* THE EXERCISE *
Search the records for "that". Copy every line where it appears.
== INFORMATION PROVIDED ==
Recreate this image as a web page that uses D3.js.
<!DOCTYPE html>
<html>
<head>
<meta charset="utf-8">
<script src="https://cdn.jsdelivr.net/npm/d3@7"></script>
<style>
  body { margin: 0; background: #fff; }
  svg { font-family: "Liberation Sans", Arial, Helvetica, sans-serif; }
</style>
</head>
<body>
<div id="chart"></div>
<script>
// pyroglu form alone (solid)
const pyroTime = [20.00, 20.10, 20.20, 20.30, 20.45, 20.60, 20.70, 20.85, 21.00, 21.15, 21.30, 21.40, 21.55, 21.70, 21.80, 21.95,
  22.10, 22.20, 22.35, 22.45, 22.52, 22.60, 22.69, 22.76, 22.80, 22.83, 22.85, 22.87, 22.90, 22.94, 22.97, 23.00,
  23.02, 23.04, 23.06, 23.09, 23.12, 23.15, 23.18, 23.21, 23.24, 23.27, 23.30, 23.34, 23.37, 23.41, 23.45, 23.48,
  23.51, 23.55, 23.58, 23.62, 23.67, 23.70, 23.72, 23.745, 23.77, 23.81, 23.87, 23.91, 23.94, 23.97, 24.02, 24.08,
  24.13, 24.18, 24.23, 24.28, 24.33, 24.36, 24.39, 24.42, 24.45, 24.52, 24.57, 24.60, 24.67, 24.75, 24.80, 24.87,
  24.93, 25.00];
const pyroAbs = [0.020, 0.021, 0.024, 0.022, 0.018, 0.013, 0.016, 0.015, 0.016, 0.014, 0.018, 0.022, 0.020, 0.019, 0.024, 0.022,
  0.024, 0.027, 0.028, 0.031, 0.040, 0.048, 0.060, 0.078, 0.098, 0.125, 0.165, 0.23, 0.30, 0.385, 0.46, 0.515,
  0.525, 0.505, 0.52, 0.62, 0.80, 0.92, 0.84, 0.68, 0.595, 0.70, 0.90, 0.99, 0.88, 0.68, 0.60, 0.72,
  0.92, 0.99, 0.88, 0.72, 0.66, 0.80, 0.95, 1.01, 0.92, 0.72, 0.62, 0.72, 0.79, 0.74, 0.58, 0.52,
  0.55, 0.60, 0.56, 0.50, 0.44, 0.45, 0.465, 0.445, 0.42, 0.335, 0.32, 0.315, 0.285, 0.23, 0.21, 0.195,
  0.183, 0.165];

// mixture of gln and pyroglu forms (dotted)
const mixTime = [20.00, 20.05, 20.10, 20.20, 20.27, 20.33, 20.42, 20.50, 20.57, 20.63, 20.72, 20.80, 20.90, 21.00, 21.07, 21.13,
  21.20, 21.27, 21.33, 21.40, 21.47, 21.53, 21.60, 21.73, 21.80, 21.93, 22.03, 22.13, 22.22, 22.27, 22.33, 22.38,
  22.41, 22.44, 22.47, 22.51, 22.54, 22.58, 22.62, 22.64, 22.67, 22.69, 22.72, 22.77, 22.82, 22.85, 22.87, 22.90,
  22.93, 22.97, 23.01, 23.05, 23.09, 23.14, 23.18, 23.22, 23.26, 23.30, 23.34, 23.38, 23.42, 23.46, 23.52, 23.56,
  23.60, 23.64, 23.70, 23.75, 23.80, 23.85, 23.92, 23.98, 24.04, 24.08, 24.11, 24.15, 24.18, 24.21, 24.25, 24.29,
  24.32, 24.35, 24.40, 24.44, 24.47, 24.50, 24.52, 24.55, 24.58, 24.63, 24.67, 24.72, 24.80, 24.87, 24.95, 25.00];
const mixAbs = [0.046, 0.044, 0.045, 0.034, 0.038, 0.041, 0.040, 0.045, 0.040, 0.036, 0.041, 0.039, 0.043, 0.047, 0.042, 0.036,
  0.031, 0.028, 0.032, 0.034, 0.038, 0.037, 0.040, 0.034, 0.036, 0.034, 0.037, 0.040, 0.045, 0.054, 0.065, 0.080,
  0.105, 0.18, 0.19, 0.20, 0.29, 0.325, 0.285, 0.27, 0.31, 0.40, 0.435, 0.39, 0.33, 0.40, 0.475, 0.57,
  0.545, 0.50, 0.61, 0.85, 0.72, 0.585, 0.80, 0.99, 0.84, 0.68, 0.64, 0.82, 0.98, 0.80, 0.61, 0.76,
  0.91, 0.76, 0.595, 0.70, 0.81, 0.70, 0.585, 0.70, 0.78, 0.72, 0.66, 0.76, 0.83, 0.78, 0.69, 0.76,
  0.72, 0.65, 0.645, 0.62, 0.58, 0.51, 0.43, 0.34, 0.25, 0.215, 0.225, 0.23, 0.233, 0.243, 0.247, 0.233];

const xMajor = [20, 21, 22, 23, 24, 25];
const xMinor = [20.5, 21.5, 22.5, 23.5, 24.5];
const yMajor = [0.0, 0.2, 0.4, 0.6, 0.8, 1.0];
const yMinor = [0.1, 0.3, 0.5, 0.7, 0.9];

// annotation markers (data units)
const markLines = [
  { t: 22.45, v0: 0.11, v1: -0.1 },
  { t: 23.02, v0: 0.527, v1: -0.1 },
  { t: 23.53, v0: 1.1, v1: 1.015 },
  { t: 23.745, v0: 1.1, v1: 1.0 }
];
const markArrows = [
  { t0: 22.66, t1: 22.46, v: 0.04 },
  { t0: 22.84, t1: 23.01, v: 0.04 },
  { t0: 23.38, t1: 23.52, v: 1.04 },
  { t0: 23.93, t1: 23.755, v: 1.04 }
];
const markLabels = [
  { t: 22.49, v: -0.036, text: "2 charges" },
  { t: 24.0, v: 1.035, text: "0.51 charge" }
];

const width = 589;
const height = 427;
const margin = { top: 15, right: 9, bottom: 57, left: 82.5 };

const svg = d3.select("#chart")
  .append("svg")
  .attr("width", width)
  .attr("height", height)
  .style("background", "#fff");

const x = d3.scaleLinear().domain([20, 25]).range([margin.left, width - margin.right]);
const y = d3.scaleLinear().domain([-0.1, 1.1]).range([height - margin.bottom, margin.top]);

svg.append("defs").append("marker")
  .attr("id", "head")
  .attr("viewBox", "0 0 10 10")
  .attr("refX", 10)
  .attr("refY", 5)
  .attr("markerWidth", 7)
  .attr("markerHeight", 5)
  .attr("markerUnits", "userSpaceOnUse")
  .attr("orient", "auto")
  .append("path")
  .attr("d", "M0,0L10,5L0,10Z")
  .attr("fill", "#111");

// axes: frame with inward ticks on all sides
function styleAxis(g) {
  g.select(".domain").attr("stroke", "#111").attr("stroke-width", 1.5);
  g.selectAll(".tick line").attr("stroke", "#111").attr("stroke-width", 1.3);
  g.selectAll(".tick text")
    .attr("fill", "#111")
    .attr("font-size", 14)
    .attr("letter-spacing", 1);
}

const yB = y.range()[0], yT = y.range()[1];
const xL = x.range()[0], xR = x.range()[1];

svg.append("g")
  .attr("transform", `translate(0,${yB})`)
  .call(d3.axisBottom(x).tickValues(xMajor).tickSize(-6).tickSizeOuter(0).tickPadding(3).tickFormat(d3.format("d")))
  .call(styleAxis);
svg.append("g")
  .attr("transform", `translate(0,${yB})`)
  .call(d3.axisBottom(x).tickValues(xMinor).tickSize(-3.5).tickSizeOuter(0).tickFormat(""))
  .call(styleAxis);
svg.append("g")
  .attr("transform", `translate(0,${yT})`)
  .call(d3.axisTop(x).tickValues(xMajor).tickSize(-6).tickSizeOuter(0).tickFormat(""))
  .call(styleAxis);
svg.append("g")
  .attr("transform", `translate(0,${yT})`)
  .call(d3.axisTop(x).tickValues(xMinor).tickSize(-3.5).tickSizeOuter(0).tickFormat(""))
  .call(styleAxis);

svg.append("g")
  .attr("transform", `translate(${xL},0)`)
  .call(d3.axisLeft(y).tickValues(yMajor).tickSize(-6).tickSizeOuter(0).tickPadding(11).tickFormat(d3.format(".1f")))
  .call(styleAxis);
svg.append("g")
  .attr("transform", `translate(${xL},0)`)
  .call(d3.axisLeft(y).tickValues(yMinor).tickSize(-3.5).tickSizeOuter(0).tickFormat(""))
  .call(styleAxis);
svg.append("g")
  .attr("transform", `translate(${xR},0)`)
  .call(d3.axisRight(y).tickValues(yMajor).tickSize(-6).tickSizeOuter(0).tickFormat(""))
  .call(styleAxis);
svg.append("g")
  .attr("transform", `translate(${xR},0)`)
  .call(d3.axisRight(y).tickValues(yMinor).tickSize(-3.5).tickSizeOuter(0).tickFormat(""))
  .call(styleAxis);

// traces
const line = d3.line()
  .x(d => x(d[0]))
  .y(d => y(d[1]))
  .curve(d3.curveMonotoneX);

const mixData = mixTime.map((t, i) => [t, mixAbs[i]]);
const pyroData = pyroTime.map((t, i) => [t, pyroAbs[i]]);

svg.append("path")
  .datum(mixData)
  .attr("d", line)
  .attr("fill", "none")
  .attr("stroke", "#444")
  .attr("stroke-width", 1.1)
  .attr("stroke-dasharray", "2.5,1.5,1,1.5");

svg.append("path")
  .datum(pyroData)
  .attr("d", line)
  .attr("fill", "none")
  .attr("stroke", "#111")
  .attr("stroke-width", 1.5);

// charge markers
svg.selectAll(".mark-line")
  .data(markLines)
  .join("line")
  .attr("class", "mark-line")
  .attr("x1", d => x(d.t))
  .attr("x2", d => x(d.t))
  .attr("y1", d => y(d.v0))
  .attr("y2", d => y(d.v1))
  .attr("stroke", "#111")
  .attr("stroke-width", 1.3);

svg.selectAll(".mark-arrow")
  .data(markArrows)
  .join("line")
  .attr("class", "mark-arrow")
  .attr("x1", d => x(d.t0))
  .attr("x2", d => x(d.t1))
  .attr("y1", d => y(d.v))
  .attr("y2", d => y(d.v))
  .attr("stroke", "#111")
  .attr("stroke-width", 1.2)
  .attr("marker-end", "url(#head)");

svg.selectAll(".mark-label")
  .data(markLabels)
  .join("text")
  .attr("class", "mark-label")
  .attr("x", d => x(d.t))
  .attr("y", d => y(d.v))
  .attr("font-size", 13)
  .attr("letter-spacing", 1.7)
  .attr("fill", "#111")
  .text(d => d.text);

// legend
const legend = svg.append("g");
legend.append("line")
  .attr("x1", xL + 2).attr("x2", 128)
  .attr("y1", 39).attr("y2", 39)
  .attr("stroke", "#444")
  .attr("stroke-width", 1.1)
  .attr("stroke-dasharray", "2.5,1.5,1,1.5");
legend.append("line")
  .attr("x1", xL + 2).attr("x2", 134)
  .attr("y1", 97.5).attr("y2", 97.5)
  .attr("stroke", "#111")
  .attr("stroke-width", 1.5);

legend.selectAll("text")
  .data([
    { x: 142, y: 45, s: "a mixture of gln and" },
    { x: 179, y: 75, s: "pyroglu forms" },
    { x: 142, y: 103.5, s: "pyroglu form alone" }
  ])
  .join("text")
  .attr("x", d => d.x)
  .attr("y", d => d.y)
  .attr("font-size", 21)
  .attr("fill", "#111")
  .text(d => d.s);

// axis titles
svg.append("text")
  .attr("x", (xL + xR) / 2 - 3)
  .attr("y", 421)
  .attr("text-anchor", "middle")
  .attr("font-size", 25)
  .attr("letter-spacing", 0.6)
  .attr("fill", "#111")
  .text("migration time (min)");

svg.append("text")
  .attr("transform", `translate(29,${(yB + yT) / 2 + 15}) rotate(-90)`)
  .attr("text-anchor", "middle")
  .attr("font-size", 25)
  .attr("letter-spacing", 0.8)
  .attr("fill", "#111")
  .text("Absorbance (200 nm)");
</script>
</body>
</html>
===
== INFORMATION PROVIDED ==
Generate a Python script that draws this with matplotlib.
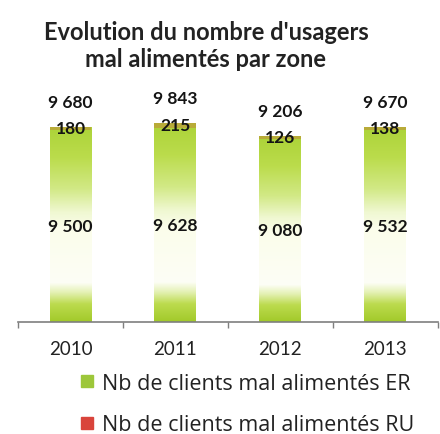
===
* ANSWER BELOW *
Recreate this image as a web page that uses D3.js.
Generate a Python script that draws this with matplotlib.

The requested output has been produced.